Importantly, the clustering algorithm is designed to be adaptive. Users can assert that particular place records do not belong in a given cluster, and these assertions feed back into the system, improving clustering quality over time.
Clustering also unlocks richer contextual information. When a place record from one authority (e.g. GeoNames or TGN) is clustered with a Wikidata record, the system can follow Wikidata’s links to retrieve supplementary data from Wikipedia — descriptions, images, and other reference material — and present it alongside the place. This means that a search result can surface Wikipedia content even when the original matching authority has no such links itself.
Applications
- Search retrieves results across scripts, languages, and historical spelling variants
- Reconciliation matches uploaded data against a substantially larger and more diverse authority base than before
- Data linking connects user places to the broader Linked Open Data ecosystem via clustered authority identifiers
- Catalogue enrichment — institutions holding historical documents with place references can use phonetic matching to identify, link, and geolocate those references against modern authority records
Data Architecture
The underlying data model separates places from names (toponyms) and tracks which source attests which name at which point in time.

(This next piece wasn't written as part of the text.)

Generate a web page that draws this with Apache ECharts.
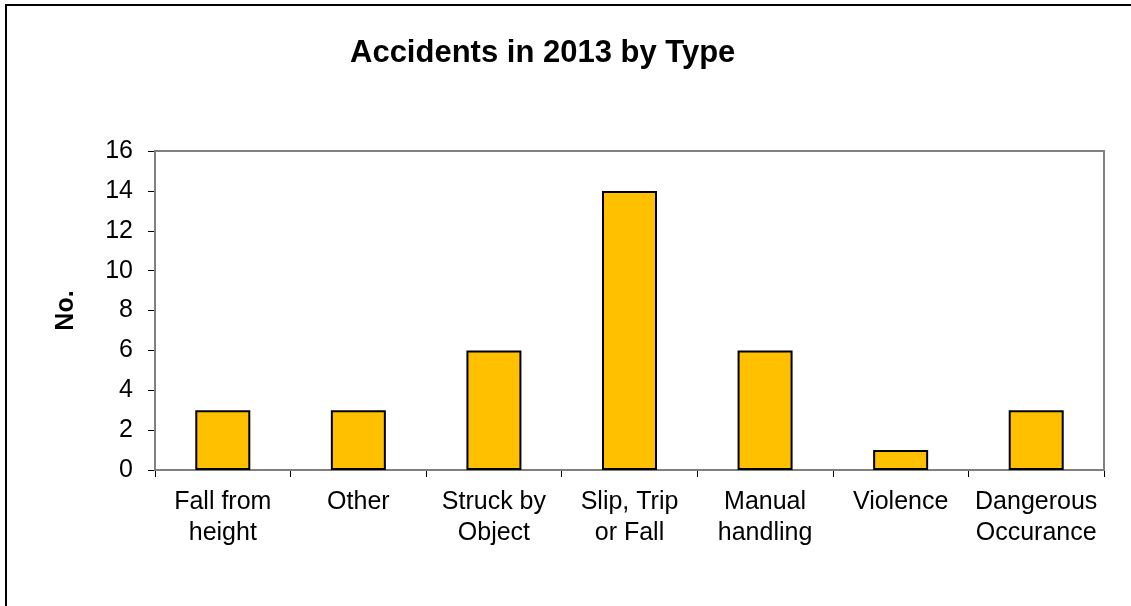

This structure — built on Normalised Place Records, Toponyms, and Attestations — reflects the scholarly reality that place identity is complex and historically contingent.
The current indexing and clustering system, which runs batch computations over Elasticsearch, is the first major step towards a graph-based architecture in which pairwise links between place records are stored as edges and cluster membership is resolved by graph traversal at query time. Under this model, batch clustering becomes unnecessary: clusters can be computed on-the-fly for any query, and users can adjust confidence thresholds interactively (e.g. “show me only high-confidence links” vs “include tentative matches”).
The graph architecture also enables a fundamental shift in how contributions work. Rather than uploading datasets of place records and reconciling them after the fact, the predominant form of contribution becomes the attestation: a name, date, source reference, or classification attached to an existing place in the index. Contributors find the place and attach their evidence to it; new place identities are minted only when no existing record matches. This attestation-centric model better reflects scholarly practice — researchers typically have evidence about known places, not inventories of new ones — and the dense authority backbone of 47 million indexed places makes it practical. (See the design discussion for further detail.)
The new indexing and clustering system will be rolled out progressively. Updates will be posted at whgazetteer.org and on the documentation site.